Zur Verbesserung dieses sozialen Lebens bzw. Miteinanders werden in Niedersachsen Ausbildungen für ehrenamtliche Akteure zum „Dorfmoderator“ bzw. zur „Dorfmoderatorin“ gefördert. Dieser mehrmodulige Kurs richtet sich an Menschen, die in den Dörfern abseits vom oder in Verbindung mit dem Gemeinderat etwas bewegen und Menschen zu gemeinsamen Aktionen motivieren wollen. Diese Kurse fanden u. a. auch in Bildungsstätten, wie z. B. in Mariaspring – Ländliche Heimvolkshochschule e. V. statt, um die Expertise der Einrichtung, deren Lage im ländlichen Raum und deren Infrastruktur zu nutzen. Gefördert werden diese Kurse aus ELER-Mitteln, dem Europäischen Landwirtschaftsfonds für die Entwicklung des ländlichen Raums. Neben Land- und Forstwirtschaft soll damit auch eine strukturelle Förderung des ländlichen Raums u. a. durch die soziale Inklusion erfolgen, wie z. B. durch die Stärkung von freiwilligen Akteuren in den Dörfern.
Eine weitere Möglichkeit, Projekte im ländlichen Raum fördern zu lassen, kann sich für Bildungshäuser in sogenannten strukturschwachen Gebieten aus einem weiteren EU-Programm ergeben: LEADER (Liaison entre actions de développement de l’économie rurale, „Verbindung zwischen Aktionen zur Entwicklung der ländlichen Wirtschaft“). Es handelt sich dabei um ein Maßnahmenprogramm der Europäischen Union, mit dem seit 1991 modellhaft innovative Aktionen im ländlichen Raum gefördert werden. Lokale Aktionsgruppen erarbeiten vor Ort Entwicklungskonzepte. Ziel ist es, die ländlichen Regionen Europas auf dem Weg zu einer eigenständigen Entwicklung zu unterstützen. Aus diesem Programm sind bereits Projekte und investive Maßnahmen u. a. in Schloß Trebnitz mit dem Ausbau des Dorfladens und in der Ländlichen Heimvolkshochschule Mariaspring gefördert worden. Die neue Förderphase beginnt im Jahr 2023.
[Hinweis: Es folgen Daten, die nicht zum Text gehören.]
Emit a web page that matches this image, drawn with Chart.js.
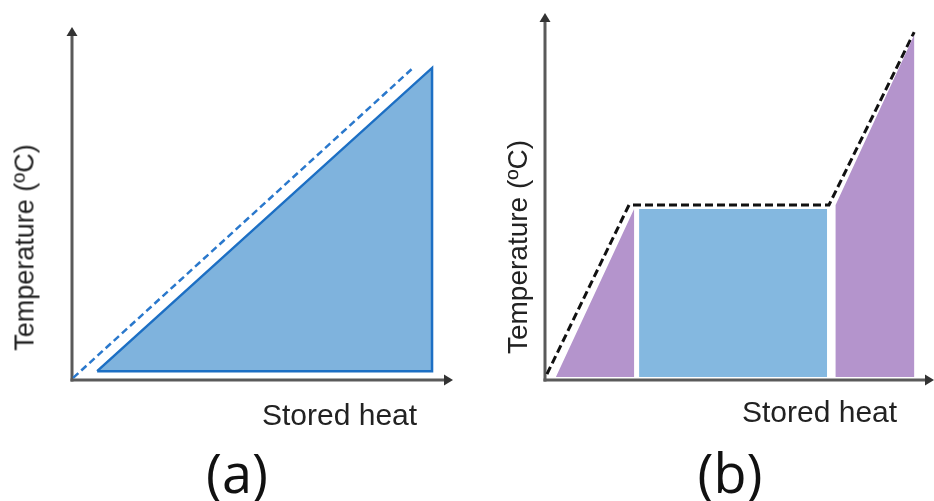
<!DOCTYPE html>
<html>
<head>
<meta charset="utf-8">
<script src="https://cdn.jsdelivr.net/npm/chart.js@4.4.0/dist/chart.umd.min.js"></script>
<style>
html,body{margin:0;padding:0;background:#fff;width:934px;height:501px;overflow:hidden;position:relative;}
canvas{position:absolute;top:0;}
#ca{left:0;} #cb{left:467px;}
.lbl{position:absolute;font-family:"Liberation Sans",Arial,sans-serif;color:#222;white-space:nowrap;}
.ylab{width:300px;text-align:center;transform:rotate(-90deg);transform-origin:50% 50%;}
.cap{position:absolute;font-family:"Open Sans",sans-serif;color:#111;font-size:54px;line-height:54px;width:200px;text-align:center;}
</style>
</head>
<body>
<canvas id="ca" width="467" height="501"></canvas>
<canvas id="cb" width="467" height="501"></canvas>

<div class="lbl ylab" style="font-size:27px;line-height:27px;left:-125px;top:234px;">Temperature (ºC)</div>
<div class="lbl" style="font-size:30px;line-height:30px;left:262px;top:400px;">Stored heat</div>
<div class="cap" style="left:137px;top:445px;">(a)</div>

<div class="lbl ylab" style="font-size:28px;line-height:28px;left:368px;top:233px;">Temperature (ºC)</div>
<div class="lbl" style="font-size:30px;line-height:30px;left:742px;top:397px;">Stored heat</div>
<div class="cap" style="left:630px;top:445px;">(b)</div>

<script>
// ---- data (arbitrary units: stored heat on x, temperature on y, both 0..100) ----
const axisMin = 0;
const axisMax = 100;

// Panel (a): sensible heat storage
const aFillHeat = [6.6, 94.5, 94.5, 6.6];
const aFillTemp = [2.5, 88.4, 2.5, 2.5];
const aDashHeat = [0.3, 89.5];
const aDashTemp = [0.6, 88.4];

// Panel (b): latent heat storage
const bDashHeat = [0.5, 21.6, 73.0, 94.9];
const bDashTemp = [1.6, 47.7, 47.7, 94.8];
const bSolidHeat = [2.8, 22.9, 22.9, 2.8];
const bSolidTemp = [0.8, 46.6, 0.8, 0.8];
const bLatentHeat = [24.2, 72.5, 72.5, 24.2, 24.2];
const bLatentTemp = [46.6, 46.6, 0.8, 0.8, 46.6];
const bLiquidHeat = [74.7, 94.9, 94.9, 74.7, 74.7];
const bLiquidTemp = [47.7, 94.0, 0.8, 0.8, 47.7];

const zip = (xs, ys) => xs.map((v, i) => ({x: v, y: ys[i]}));

const axesArrows = {
  id: 'axesArrows',
  beforeDatasetsDraw(chart, args, opts) {
    const {ctx, scales: {x, y}} = chart;
    const x0 = x.getPixelForValue(axisMin), y0 = y.getPixelForValue(axisMin);
    const xe = x.getPixelForValue(axisMax), ye = y.getPixelForValue(axisMax);
    const w = opts.width;
    ctx.save();
    ctx.strokeStyle = opts.color;
    ctx.lineWidth = w;
    ctx.beginPath(); ctx.moveTo(x0, y0 + w / 2); ctx.lineTo(x0, ye + 6); ctx.stroke();
    ctx.beginPath(); ctx.moveTo(x0 - w / 2, y0); ctx.lineTo(xe - 6, y0); ctx.stroke();
    ctx.fillStyle = opts.head;
    ctx.beginPath(); ctx.moveTo(x0, ye); ctx.lineTo(x0 - 5.5, ye + 9); ctx.lineTo(x0 + 5.5, ye + 9); ctx.closePath(); ctx.fill();
    ctx.beginPath(); ctx.moveTo(xe, y0); ctx.lineTo(xe - 9, y0 - 5.5); ctx.lineTo(xe - 9, y0 + 5.5); ctx.closePath(); ctx.fill();
    ctx.restore();
  }
};

function baseOptions(padding) {
  return {
    responsive: false,
    animation: false,
    devicePixelRatio: 1,
    layout: {padding},
    plugins: {legend: {display: false}, tooltip: {enabled: false}, axesArrows: {color: '#5a5a5a', head: '#333', width: 3}},
    scales: {
      x: {type: 'linear', min: axisMin, max: axisMax, display: false},
      y: {type: 'linear', min: axisMin, max: axisMax, display: false}
    },
    elements: {point: {radius: 0}}
  };
}

new Chart(document.getElementById('ca'), {
  type: 'scatter',
  data: {
    datasets: [
      {data: zip(aFillHeat, aFillTemp), showLine: true, fill: 'shape', backgroundColor: '#7fb3dd', borderColor: '#1c6fc4', borderWidth: 2.5, borderJoinStyle: 'miter', clip: false},
      {data: zip(aDashHeat, aDashTemp), showLine: true, fill: false, borderColor: '#2a78cc', borderWidth: 2.5, borderDash: [7, 4], clip: false}
    ]
  },
  options: baseOptions({left: 72, right: 14, top: 27, bottom: 121}),
  plugins: [axesArrows]
});

new Chart(document.getElementById('cb'), {
  type: 'scatter',
  data: {
    datasets: [
      {data: zip(bSolidHeat, bSolidTemp), showLine: true, fill: 'shape', backgroundColor: '#b494cc', borderWidth: 0, clip: false},
      {data: zip(bLatentHeat, bLatentTemp), showLine: true, fill: 'shape', backgroundColor: '#84b8e0', borderWidth: 0, clip: false},
      {data: zip(bLiquidHeat, bLiquidTemp), showLine: true, fill: 'shape', backgroundColor: '#b494cc', borderWidth: 0, clip: false},
      {data: zip(bDashHeat, bDashTemp), showLine: true, fill: false, borderColor: '#111', borderWidth: 3, borderDash: [8, 4], clip: false}
    ]
  },
  options: baseOptions({left: 78, right: 0, top: 13, bottom: 121}),
  plugins: [axesArrows]
});
</script>
</body>
</html>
Gleichwertig entwickelte Regionen in Europa zu bekommen, ist eine wunderbare Vision, mit der die politische Bildung gut leben und mit ihren Einrichtungen im ländlichen Raum auch gut an deren Verwirklichung arbeiten kann.
Die EU setzt mit diesen und anderen Förderprogrammen zur Entwicklung ländlicher Räume deutliche Schwerpunkte für eine umfassende Politik für die Regionen Europas. Dass sich die EU um die Dörfer kümmert, erscheint auf den ersten Blick unverständlich, da dieses eher eine Aufgabe der Bundesländer wäre oder gar des Bundes, um gleichwertige Lebensverhältnisse in Deutschland zu erzielen, wie es im Grundgesetz postuliert ist. Aber gleichwertig entwickelte Regionen in Europa zu bekommen, ist eine wunderbare Vision, mit der die politische Bildung gut leben und mit ihren Einrichtungen im ländlichen Raum auch gut an deren Verwirklichung arbeiten kann.